* _WRITTEN REQUEST_: Repeat every entry word for word, skipping the pictures.

* _PROVIDED DATA_:
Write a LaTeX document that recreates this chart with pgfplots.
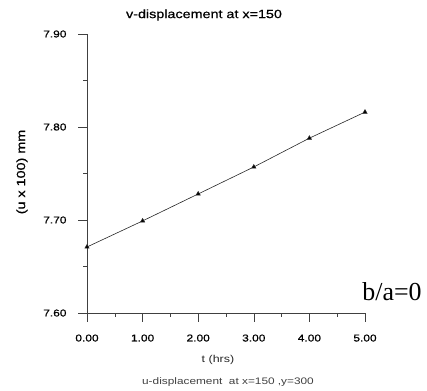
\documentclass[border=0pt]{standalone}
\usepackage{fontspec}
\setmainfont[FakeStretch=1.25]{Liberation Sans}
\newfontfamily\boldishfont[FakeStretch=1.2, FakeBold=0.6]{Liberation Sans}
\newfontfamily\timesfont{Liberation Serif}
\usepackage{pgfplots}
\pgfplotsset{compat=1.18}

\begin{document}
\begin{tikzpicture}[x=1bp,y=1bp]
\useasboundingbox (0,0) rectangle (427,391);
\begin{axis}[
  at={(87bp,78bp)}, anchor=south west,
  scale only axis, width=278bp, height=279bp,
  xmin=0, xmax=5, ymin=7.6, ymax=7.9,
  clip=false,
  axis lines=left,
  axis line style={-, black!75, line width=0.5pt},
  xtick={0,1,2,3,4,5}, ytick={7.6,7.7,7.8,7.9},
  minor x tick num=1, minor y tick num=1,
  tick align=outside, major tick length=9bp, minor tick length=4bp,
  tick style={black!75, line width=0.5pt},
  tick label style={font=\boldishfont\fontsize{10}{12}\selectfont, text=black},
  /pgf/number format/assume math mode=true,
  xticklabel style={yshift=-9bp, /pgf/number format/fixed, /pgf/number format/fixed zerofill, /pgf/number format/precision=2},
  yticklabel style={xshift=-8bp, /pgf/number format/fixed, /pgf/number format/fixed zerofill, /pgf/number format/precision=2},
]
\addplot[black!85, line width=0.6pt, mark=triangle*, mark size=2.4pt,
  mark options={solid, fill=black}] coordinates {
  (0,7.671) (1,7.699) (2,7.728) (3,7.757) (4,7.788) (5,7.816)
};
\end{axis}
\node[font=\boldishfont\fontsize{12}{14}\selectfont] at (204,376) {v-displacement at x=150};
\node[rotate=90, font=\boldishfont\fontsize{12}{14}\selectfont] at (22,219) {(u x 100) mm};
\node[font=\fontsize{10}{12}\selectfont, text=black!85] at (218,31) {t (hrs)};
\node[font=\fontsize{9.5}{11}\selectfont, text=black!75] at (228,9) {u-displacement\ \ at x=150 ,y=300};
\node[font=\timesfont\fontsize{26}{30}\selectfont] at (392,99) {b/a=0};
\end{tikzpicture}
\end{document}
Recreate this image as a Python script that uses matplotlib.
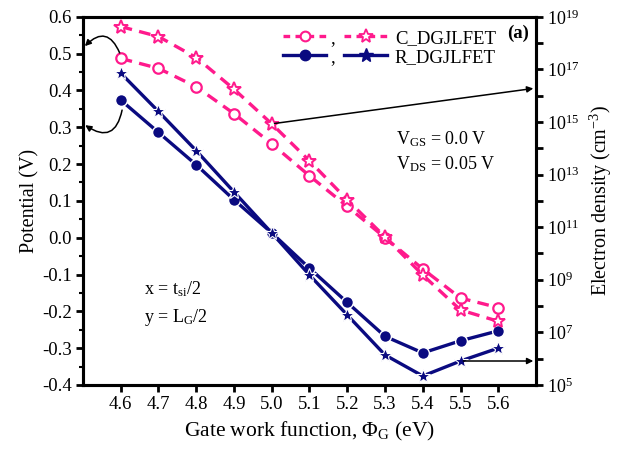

* _TASK OUTPUT_:
Write a LaTeX document that recreates this chart with pgfplots.
\documentclass[border=0pt]{standalone}
\usepackage{fontspec}
\setmainfont[FakeStretch=1.25]{Liberation Sans}
\newfontfamily\boldishfont[FakeStretch=1.2, FakeBold=0.6]{Liberation Sans}
\newfontfamily\timesfont{Liberation Serif}
\usepackage{pgfplots}
\pgfplotsset{compat=1.18}

\begin{document}
\begin{tikzpicture}[x=1bp,y=1bp]
\useasboundingbox (0,0) rectangle (427,391);
\begin{axis}[
  at={(87bp,78bp)}, anchor=south west,
  scale only axis, width=278bp, height=279bp,
  xmin=0, xmax=5, ymin=7.6, ymax=7.9,
  clip=false,
  axis lines=left,
  axis line style={-, black!75, line width=0.5pt},
  xtick={0,1,2,3,4,5}, ytick={7.6,7.7,7.8,7.9},
  minor x tick num=1, minor y tick num=1,
  tick align=outside, major tick length=9bp, minor tick length=4bp,
  tick style={black!75, line width=0.5pt},
  tick label style={font=\boldishfont\fontsize{10}{12}\selectfont, text=black},
  /pgf/number format/assume math mode=true,
  xticklabel style={yshift=-9bp, /pgf/number format/fixed, /pgf/number format/fixed zerofill, /pgf/number format/precision=2},
  yticklabel style={xshift=-8bp, /pgf/number format/fixed, /pgf/number format/fixed zerofill, /pgf/number format/precision=2},
]
\addplot[black!85, line width=0.6pt, mark=triangle*, mark size=2.4pt,
  mark options={solid, fill=black}] coordinates {
  (0,7.671) (1,7.699) (2,7.728) (3,7.757) (4,7.788) (5,7.816)
};
\end{axis}
\node[font=\boldishfont\fontsize{12}{14}\selectfont] at (204,376) {v-displacement at x=150};
\node[rotate=90, font=\boldishfont\fontsize{12}{14}\selectfont] at (22,219) {(u x 100) mm};
\node[font=\fontsize{10}{12}\selectfont, text=black!85] at (218,31) {t (hrs)};
\node[font=\fontsize{9.5}{11}\selectfont, text=black!75] at (228,9) {u-displacement\ \ at x=150 ,y=300};
\node[font=\timesfont\fontsize{26}{30}\selectfont] at (392,99) {b/a=0};
\end{tikzpicture}
\end{document}
Recreate this image as a Python script that uses matplotlib.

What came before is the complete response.